Ancak tabii, Ulay ve Abramovic’in ilişkisinde mitosa dönüşen şey, modern zamanlar tarafından kutsanan bir çeşit Tarih bilinci: Prag Baharı’nın arifesinde başlayan iş birliği Yugoslavya’nın çözülüşü ve Berlin duvarının yıkılışından hemen önce, 1988 senesinde sonlanır. Kimi birleşme emareleri gösterseler de, en son ayrılsalar da beraber olduklarına kanaat getirmiş görünüyorlardı.

Çağdaş sanatın bu “güçlü çifti”nden fazla bahsetmeyeceğim. Benim ilgimi çeken şey, esasında ebedi olan aşkın, nasıl anlık performanslar biçiminde kendisini yeniden yontabileceğine dair, dayanıklılık testi içeren işlerin, zamanın ve reklamcılığın etkisiyle, nasıl yorgun düşebileceğini görmek.

  1. Mikro-kültürel ekosistem olarak kültür başkenti İstanbul

2010 senesindeki, nedense Yetmez ama Evet referandumuna denk gelen debdebeyi hatırlatmadan olmaz. İstanbul Kültür Başkenti tartışmaları etrafında kopan fırtına, entelektüel açıdan ne kadar verimli olsa da, bugünkü entelektüel savunmasızlığın sebebi olarak da o yılları göstermekte bir sakınca görmüyorum.
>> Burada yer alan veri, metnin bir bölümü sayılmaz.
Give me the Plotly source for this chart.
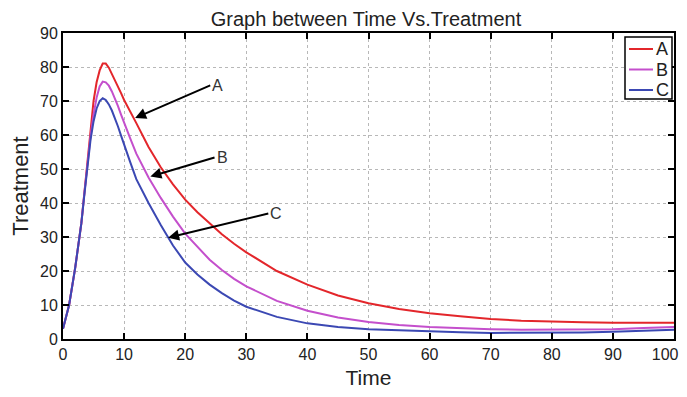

Leitkultur algısının parçalandığı, ama Türkiye’nin yalnızca San’at anlamında değil, aynı zamanda şiddet açısından da gerçek anlamda balkanlaştığı içerisinden geçtiğimiz günlerin başlangıcı olarak bu tarihi vermek, pek de yanlış olmaz.

Temelde problem, global multi-kultinin öznellik pozisyonlarını icat ederken kullandığı merkez ve periferi söyleminin banallığında yatıyor. Merkez, yalnızca “eski hakim kültür” olarak kodlandığı takdirde, kapitalin nelere uyum sağlayabildiğine dair sağduyuyu kaybetmemiz işten bile değil. Üstelik kaybedilen yalnızca bu sağduyu değil, eski kültürden seçilip alınması gereken şeyler de olabiliyor, misal teknik yeterlilik, misal medyuma ve mesleki etiğe sadakat vb. Elbette ki, bu merkezin, bu yeni merkezin de en az eskisi kadar Oryantalist, Avrupa-merkezci ve eril vb. olduğunu söyleyerek yazıyı bitirmeyeceğim.